One common mistake is choosing based on setup cost alone. Lower upfront pricing can be appealing, especially for smaller businesses, but it does not always reflect long-term value. If the system lacks flexibility, support, or the payment methods your customers expect, the real cost shows up later in lost sales and operational friction.
Another mistake is treating online and in-store payments as separate decisions when customers do not see them that way. They expect one brand experience, whether they are tapping a card at a counter or paying through a mobile checkout.
A third issue is underestimating onboarding and support. Payment systems are business-critical. When questions come up, or when your business needs to add new payment methods, responsive support matters.
The best payment setup is not always the one with the longest feature list. It is the one that fits your business model, supports your customer preferences, and gives you room to grow.
If your sales are mostly in person, prioritize terminal reliability, contactless acceptance, and checkout speed. If you are focused on e-commerce, put more weight on gateway performance, mobile usability, and payment method flexibility. If you operate across both, look for a partner that can bring those capabilities together rather than forcing you to manage separate systems.

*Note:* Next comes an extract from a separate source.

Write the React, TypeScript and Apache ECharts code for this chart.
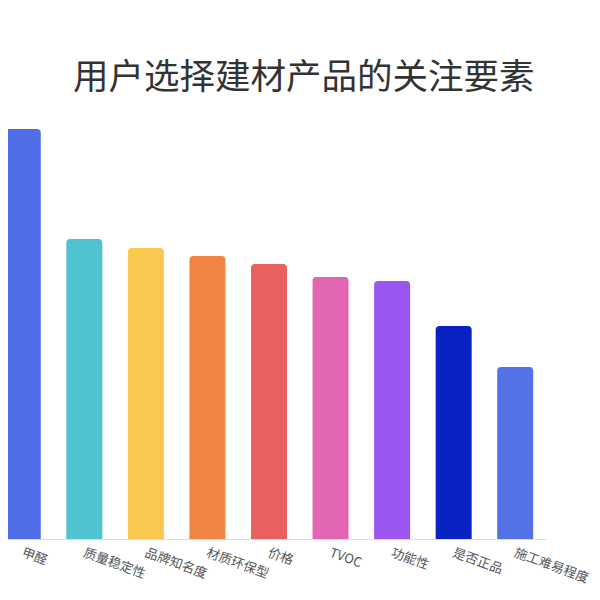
import React, { useEffect, useRef } from 'react';
import * as echarts from 'echarts';

const categories = ['甲醛', '质量稳定性', '品牌知名度', '材质环保型', '价格', 'TVOC', '功能性', '是否正品', '施工难易程度'];
const values = [82, 60, 58.2, 56.6, 55, 52.4, 51.6, 42.6, 34.4];
const barColors = ['#4f6ee8', '#4fc3cf', '#f7c94f', '#ef8540', '#e8615e', '#e266b3', '#9b55f0', '#0a22c2', '#5272e6'];

const App: React.FC = () => {
  const chartRef = useRef<HTMLDivElement>(null);

  useEffect(() => {
    const chart = echarts.init(chartRef.current!, undefined, { renderer: 'svg' });

    const option = {
      animation: false,
      title: {
        text: '用户选择建材产品的关注要素',
        left: 76,
        top: 51,
        textStyle: {
          fontFamily: 'Noto Sans CJK SC',
          fontSize: 35.5,
          fontWeight: 'normal',
          color: '#333',
        },
      },
      grid: { left: 0, right: 54, top: 39, bottom: 61 },
      xAxis: {
        type: 'category',
        data: categories,
        axisLine: { lineStyle: { color: '#dcdcdc' } },
        axisTick: { alignWithLabel: true, length: 4, lineStyle: { color: '#dcdcdc' } },
        axisLabel: {
          rotate: -20,
          margin: 12,
          fontSize: 13,
          color: '#555',
          fontFamily: 'Noto Sans CJK SC',
        },
      },
      yAxis: {
        type: 'value',
        min: 0,
        max: 100,
        show: false,
      },
      series: [
        {
          type: 'bar',
          barWidth: 36,
          data: values.map((v, i) => ({
            value: v,
            itemStyle: { color: barColors[i], borderRadius: [4, 4, 0, 0] },
          })),
        },
      ],
    };

    chart.setOption(option);

    return () => {
      chart.dispose();
    };
  }, []);

  // shifted left so the first category starts just outside the page, as in the reference crop
  return <div ref={chartRef} style={{ width: 608, height: 600, margin: '-8px 0 0 -16px' }} />;
};

export default App;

When reviewing options, think beyond payment acceptance alone. Consider how the solution will affect customer satisfaction, staff efficiency, reporting, and your ability to expand into new channels. Digital payments are no longer a side function. They are part of the customer experience and a direct lever for revenue performance.
The businesses that win here are not necessarily the ones with the most advanced technology. They are the ones that make paying easy, secure, and consistent at every touchpoint. If you approach digital payments as a growth decision instead of a back-office task, you will make smarter choices now and create a stronger path forward.